Certified Spring 2015
Sarah's dissertation, "Haunted Narratives: Shadows of the Southeastern Caste Wars in Mexican Literature, 1840-1958," examines how creole intellectuals struggled to represent a grouping of indigenous rebellions known as the Caste Wars and their consequences in the Mexican Southeast during the nineteenth and twentieth century. While these nineteenth-century uprisings lack the historical prominence of other Mexican rebellions and revolutions, this project demonstrates that the Caste Wars posed a very real threat to landowner power in Yucatán and Chiapas that resonated even on the national scale. While the central corpus of novels, political essays, and literary magazines often appear to have little to do with these wars, this dissertation works through their rhetorical strategies of silencing and disavowal to trace the underlying and often veiled apparitions of race wars.
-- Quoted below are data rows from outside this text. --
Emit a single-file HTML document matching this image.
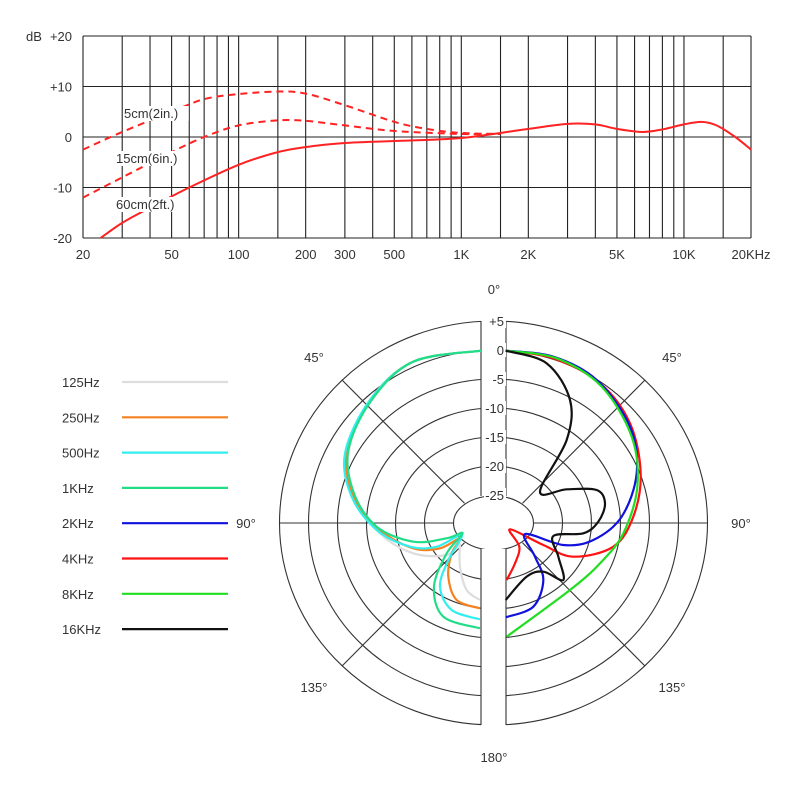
<!DOCTYPE html>
<html><head><meta charset="utf-8"><style>
body{margin:0;background:#fff;}
svg text{font-family:"Liberation Sans",sans-serif;fill:#333;}
</style></head><body>
<svg id="s" width="800" height="800" xmlns="http://www.w3.org/2000/svg"></svg>
<script>
const s=document.getElementById('s');const NS='http://www.w3.org/2000/svg';
function el(t,a,txt){const e=document.createElementNS(NS,t);for(const k in a)e.setAttribute(k,a[k]);if(txt!==undefined)e.textContent=txt;s.appendChild(e);return e;}
function smooth(p){let d='M'+p[0][0]+','+p[0][1];for(let i=0;i<p.length-1;i++){const p0=p[i-1]||p[i],p1=p[i],p2=p[i+1],p3=p[i+2]||p2;
d+=` C${p1[0]+(p2[0]-p0[0])/6},${p1[1]+(p2[1]-p0[1])/6} ${p2[0]-(p3[0]-p1[0])/6},${p2[1]-(p3[1]-p1[1])/6} ${p2[0]},${p2[1]}`;}return d;}
// top chart
const L=83,R=751,T=36,B=238;
const X=f=>L+Math.log10(f/20)/3*(R-L);const Y=db=>137-db*5.05;
const fs=[20,30,40,50,60,70,80,90,100,150,200,300,400,500,600,700,800,900,1000,1500,2000,3000,4000,5000,6000,7000,8000,9000,10000,15000,20000];
fs.forEach(f=>el('line',{x1:X(f),x2:X(f),y1:T,y2:B,stroke:'#222','stroke-width':1.1}));
[20,10,0,-10,-20].forEach(d=>el('line',{x1:L,x2:R,y1:Y(d),y2:Y(d),stroke:'#222','stroke-width':1.1}));
[['+20',20],['+10',10],['0',0],['-10',-10],['-20',-20]].forEach(([t,d])=>el('text',{x:72,y:Y(d)+5,'text-anchor':'end','font-size':13},t));
el('text',{x:26,y:41,'font-size':13},'dB');
[['20',20],['50',50],['100',100],['200',200],['300',300],['500',500],['1K',1000],['2K',2000],['5K',5000],['10K',10000],['20KHz',20000]].forEach(([t,f])=>el('text',{x:X(f),y:259,'text-anchor':'middle','font-size':13},t));
const pts=a=>a.map(([f,d])=>[X(f),Y(d)]);
el('path',{d:smooth(pts([[20,-2.5],[30,1],[50,5],[70,7.5],[100,8.5],[150,9],[200,8.6],[300,6.3],[500,3],[700,1.6],[1000,0.8],[1500,0.6]])),fill:'none',stroke:'#f22',"stroke-width":2,'stroke-dasharray':'7,5'});
el('path',{d:smooth(pts([[20,-12],[30,-8],[50,-3],[70,0],[100,2.3],[150,3.3],[200,3.2],[300,2.3],[500,1.2],[1000,0.6],[1500,0.6]])),fill:'none',stroke:'#f22',"stroke-width":2,'stroke-dasharray':'7,5'});
el('path',{d:smooth(pts([[24,-20],[30,-17],[40,-14],[60,-10],[100,-5.5],[150,-3],[200,-2],[300,-1.2],[500,-0.8],[1000,-0.2],[2000,1.6],[3000,2.6],[4000,2.5],[5000,1.6],[6500,1],[8000,1.5],[10000,2.5],[12000,3],[14000,2.3],[17000,0],[20000,-2.5]])),fill:'none',stroke:'#f22',"stroke-width":2});
[['5cm(2in.)',124,118],['15cm(6in.)',116,163],['60cm(2ft.)',116,209]].forEach(([t,x,y])=>{el('rect',{x:x-1,y:y-12,width:t.length*7.3,height:15,fill:'#fff'});el('text',{x:x,y:y,'font-size':13},t);});
// polar
const cx=493.5,cy=523;
for(let i=0;i<6;i++)el('ellipse',{cx:cx,cy:cy,rx:214-29*i,ry:202-29*i,fill:'none',stroke:'#333','stroke-width':1.1});
el('line',{x1:279,x2:708,y1:cy,y2:cy,stroke:'#333','stroke-width':1.1});
[[1,1],[1,-1],[-1,1],[-1,-1]].forEach(([a,b])=>{const c=Math.SQRT1_2;el('line',{x1:cx+a*c*41,y1:cy+b*c*28,x2:cx+a*c*214,y2:cy+b*c*202,stroke:'#333','stroke-width':1.1});});
el('ellipse',{cx:cx,cy:cy,rx:40,ry:27,fill:'#fff',stroke:'#333','stroke-width':1.1});
el('rect',{x:481,y:310,width:25,height:186,fill:'#fff'});
el('rect',{x:481,y:549,width:25,height:190,fill:'#fff'});
[[321,496],[549,725]].forEach(([a,b])=>{el('line',{x1:481,x2:481,y1:a,y2:b,stroke:'#333','stroke-width':1.1});el('line',{x1:506,x2:506,y1:a,y2:b,stroke:'#333','stroke-width':1.1});});
['+5','0','-5','-10','-15','-20','-25'].forEach((t,i)=>{const y=321+29*i;el('rect',{x:484,y:y-7,width:22,height:14,fill:'#fff'});el('text',{x:504,y:y+5,'text-anchor':'end','font-size':13},t);});
[['0°',494,294],['45°',314,362],['45°',672,362],['90°',246,528],['90°',741,528],['135°',314,692],['135°',672,692],['180°',494,762]].forEach(([t,x,y])=>el('text',{x:x,y:y,'text-anchor':'middle','font-size':13},t));
const Z=a=>a.map(([x,y])=>[280+x/3,300+y/3]);
function pc(a,c,w){el('path',{d:smooth(Z(a)),fill:'none',stroke:c,'stroke-width':w||2.2,'stroke-linejoin':'round'});}
pc([[603,152],[400,185],[270,300],[205,460],[225,590],[300,700],[400,760],[500,765],[540,730]],'#ddd');
pc([[540,730],[540,800],[560,870],[600,900]],'#ddd');
pc([[603,152],[400,185],[270,300],[200,460],[220,590],[300,690],[400,745],[480,745],[540,715],[515,760],[505,830],[530,900],[600,925]],'#f58220');
pc([[603,152],[400,185],[270,300],[195,460],[215,590],[290,690],[390,740],[470,740],[545,705],[505,780],[480,860],[515,930],[600,958]],'#33eeee');
pc([[603,152],[400,185],[275,300],[205,450],[222,580],[290,680],[400,725],[500,715],[548,700],[500,760],[462,860],[490,950],[600,985]],'#22dd88');
pc([[677,152],[820,175],[960,250],[1050,370],[1082,520],[1060,650],[1000,740],[880,770],[790,735],[690,688],[718,740],[705,790],[680,840]],'#f11');
pc([[677,152],[820,170],[950,240],[1050,380],[1070,520],[1025,650],[940,720],[850,735],[735,702],[765,770],[790,840],[760,920],[677,952]],'#11d');
pc([[677,152],[830,175],[965,260],[1055,410],[1072,560],[1030,700],[960,790],[870,870],[680,1010]],'#22dd22');
pc([[677,152],[800,190],[870,300],[860,420],[780,575],[860,568],[950,570],[975,610],[955,665],[910,700],[820,708],[835,770],[850,840],[790,815],[740,830],[677,900]],'#111');
// legend
[['125Hz','#ddd'],['250Hz','#f58220'],['500Hz','#33eeee'],['1KHz','#22dd88'],['2KHz','#11d'],['4KHz','#f11'],['8KHz','#22dd22'],['16KHz','#111']].forEach(([t,c],i)=>{const y=382+35.3*i;el('text',{x:62,y:y+5,'font-size':13},t);el('line',{x1:122,x2:228,y1:y,y2:y,stroke:c,'stroke-width':2.2});});
</script>
</body></html>
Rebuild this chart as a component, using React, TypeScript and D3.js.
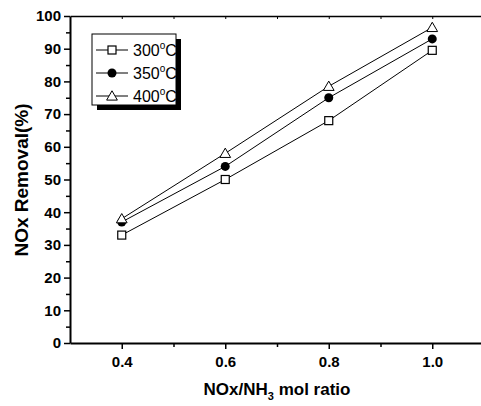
import React, { useEffect, useRef } from 'react';
import * as d3 from 'd3';

const ratios = [0.4, 0.6, 0.8, 1.0];
const removal300 = [33, 50, 68, 89.5];
const removal350 = [37, 54, 75, 93];
const removal400 = [38, 58, 78.5, 96.5];
const seriesNames = ['300', '350', '400'];
const xTicks = [0.4, 0.6, 0.8, 1.0];
const yTicks = [0, 10, 20, 30, 40, 50, 60, 70, 80, 90, 100];

const App = () => {
  const svgRef = useRef(null);

  useEffect(() => {
    const svg = d3.select(svgRef.current);
    svg.selectAll('*').remove();

    const width = 481;
    const height = 406;
    const margin = { top: 16, left: 70, bottom: 63 };
    const font = 'Liberation Sans, Arial, sans-serif';

    const x = d3.scaleLinear().domain([0.3, 1.1]).range([margin.left, margin.left + 414]);
    const y = d3.scaleLinear().domain([0, 100]).range([height - margin.bottom, margin.top]);

    // bottom axis
    const xAxis = svg.append('g')
      .attr('transform', `translate(0, ${y(0)})`)
      .call(d3.axisBottom(x).tickValues(xTicks).tickFormat(d3.format('.1f')).tickSize(6).tickSizeOuter(0));
    xAxis.select('.domain').attr('stroke-width', 2);
    xAxis.selectAll('.tick line').attr('stroke-width', 1.5);
    xAxis.selectAll('.tick text')
      .attr('font-family', font).attr('font-weight', 'bold').attr('font-size', 15).attr('y', 10).attr('dy', '0.9em');
    svg.append('g')
      .attr('transform', `translate(0, ${y(0)})`)
      .call(d3.axisBottom(x).tickValues([0.5, 0.7, 0.9]).tickFormat(() => '').tickSize(4).tickSizeOuter(0))
      .call(g => g.select('.domain').remove())
      .selectAll('.tick line').attr('stroke-width', 1.5);

    // top axis (inward ticks)
    svg.append('g')
      .attr('transform', `translate(0, ${y(100)})`)
      .call(d3.axisBottom(x).tickValues([0.4, 0.5, 0.6, 0.7, 0.8, 0.9, 1.0]).tickFormat(() => '').tickSize(3).tickSizeOuter(0))
      .call(g => g.select('.domain').attr('stroke-width', 1.5));

    // left axis
    const yAxis = svg.append('g')
      .attr('transform', `translate(${margin.left}, 0)`)
      .call(d3.axisLeft(y).tickValues(yTicks).tickSize(6).tickSizeOuter(0));
    yAxis.select('.domain').attr('stroke-width', 2);
    yAxis.selectAll('.tick line').attr('stroke-width', 1.5);
    yAxis.selectAll('.tick text')
      .attr('font-family', font).attr('font-weight', 'bold').attr('font-size', 15).attr('x', -9);
    svg.append('g')
      .attr('transform', `translate(${margin.left}, 0)`)
      .call(d3.axisLeft(y).tickValues(d3.range(5, 100, 10)).tickFormat(() => '').tickSize(4).tickSizeOuter(0))
      .call(g => g.select('.domain').remove())
      .selectAll('.tick line').attr('stroke-width', 1.5);

    svg.selectAll('.tick text').attr('fill', '#000');

    const series = [removal300, removal350, removal400];
    const line = d3.line<number>()
      .x((d, i) => x(ratios[i]))
      .y(d => y(d));

    series.forEach(values => {
      svg.append('path')
        .datum(values)
        .attr('fill', 'none')
        .attr('stroke', '#000')
        .attr('stroke-width', 1)
        .attr('d', line);
    });

    const drawMarker = (g, kind, cx, cy) => {
      if (kind === 0) {
        g.append('rect').attr('x', cx - 4).attr('y', cy - 4).attr('width', 8).attr('height', 8)
          .attr('fill', '#fff').attr('stroke', '#000').attr('stroke-width', 1.2);
      } else if (kind === 1) {
        g.append('circle').attr('cx', cx).attr('cy', cy).attr('r', 4.5).attr('fill', '#000');
      } else {
        g.append('path')
          .attr('d', d3.symbol(d3.symbolTriangle, 50)())
          .attr('transform', `translate(${cx}, ${cy + 1})`)
          .attr('fill', '#fff').attr('stroke', '#000').attr('stroke-width', 1);
      }
    };

    series.forEach((values, k) => {
      values.forEach((v, i) => drawMarker(svg, k, x(ratios[i]), y(v)));
    });

    // legend
    const legend = svg.append('g').attr('transform', 'translate(92, 34)');
    legend.append('rect').attr('x', 5).attr('y', 5).attr('width', 84).attr('height', 71).attr('fill', '#000');
    legend.append('rect').attr('x', 0).attr('y', 0).attr('width', 84).attr('height', 71)
      .attr('fill', '#fff').attr('stroke', '#000').attr('stroke-width', 1);
    seriesNames.forEach((name, k) => {
      const ly = 16 + k * 23;
      legend.append('line').attr('x1', 4).attr('x2', 36).attr('y1', ly).attr('y2', ly)
        .attr('stroke', '#000').attr('stroke-width', 1);
      drawMarker(legend, k, 20, ly);
      const t = legend.append('text').attr('x', 41).attr('y', ly + 6)
        .attr('font-family', font).attr('font-size', 16);
      t.append('tspan').text(name);
      t.append('tspan').attr('font-size', 10).attr('dy', -7).text('o');
      t.append('tspan').attr('dy', 7).text('C');
    });

    // axis titles
    const xt = svg.append('text')
      .attr('x', 277).attr('y', 395)
      .attr('text-anchor', 'middle')
      .attr('font-family', font).attr('font-weight', 'bold').attr('font-size', 17);
    xt.append('tspan').text('NOx/NH');
    xt.append('tspan').attr('font-size', 11).attr('dy', 5).text('3');
    xt.append('tspan').attr('dy', -5).text(' mol ratio');

    svg.append('text')
      .attr('transform', `translate(28, 180) rotate(-90)`)
      .attr('text-anchor', 'middle')
      .attr('font-family', font).attr('font-weight', 'bold').attr('font-size', 19)
      .text('NOx Removal(%)');
  });

  return (
    <svg ref={svgRef} width="481" height="406" style={{ position: 'absolute', left: 0, top: 0 }}></svg>
  );
};

export default App;
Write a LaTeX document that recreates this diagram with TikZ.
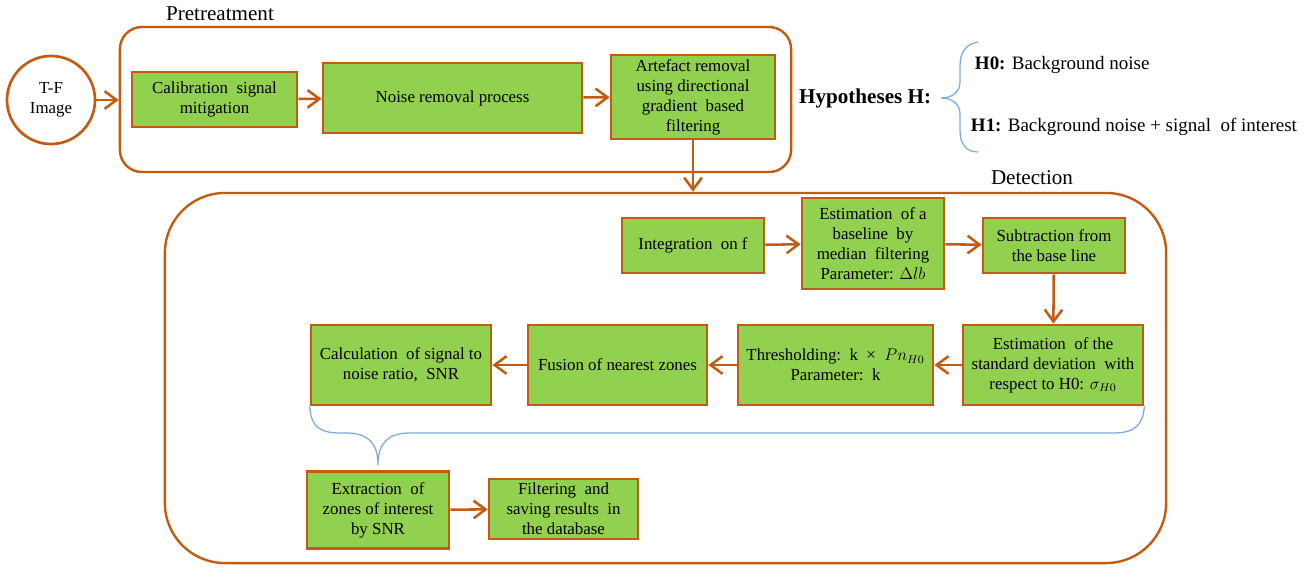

This project begins with examples of some of Mexico's earliest literary productions by Justo Sierra O'Reilly and Eligio Ancona, works that could not yet address the Caste War threat directly and concludes with the literature of post-revolutionary Mexico as authors such as Rosario Castellanos and Ermilo Abreu Gómez strategically reconfigure nineteenth-century creole/ladino accounts of the Caste Wars and recontextualize them within the traumas of the Mexican Revolution and newly defined discourses of nationalism and indigeneity. Because Mexico's literary criticism tends to approach literary analysis from the epistemic locus of the Mexican center, this research offers an alternative reading of canonical texts that takes into account the Southeast's peripheral and often precarious relationship to the nation's metropole. "Haunted Narratives" also offers a fresh perspective on the discourses of Indianness that takes into account the inextricable link between the aesthetics of race and the politics of space.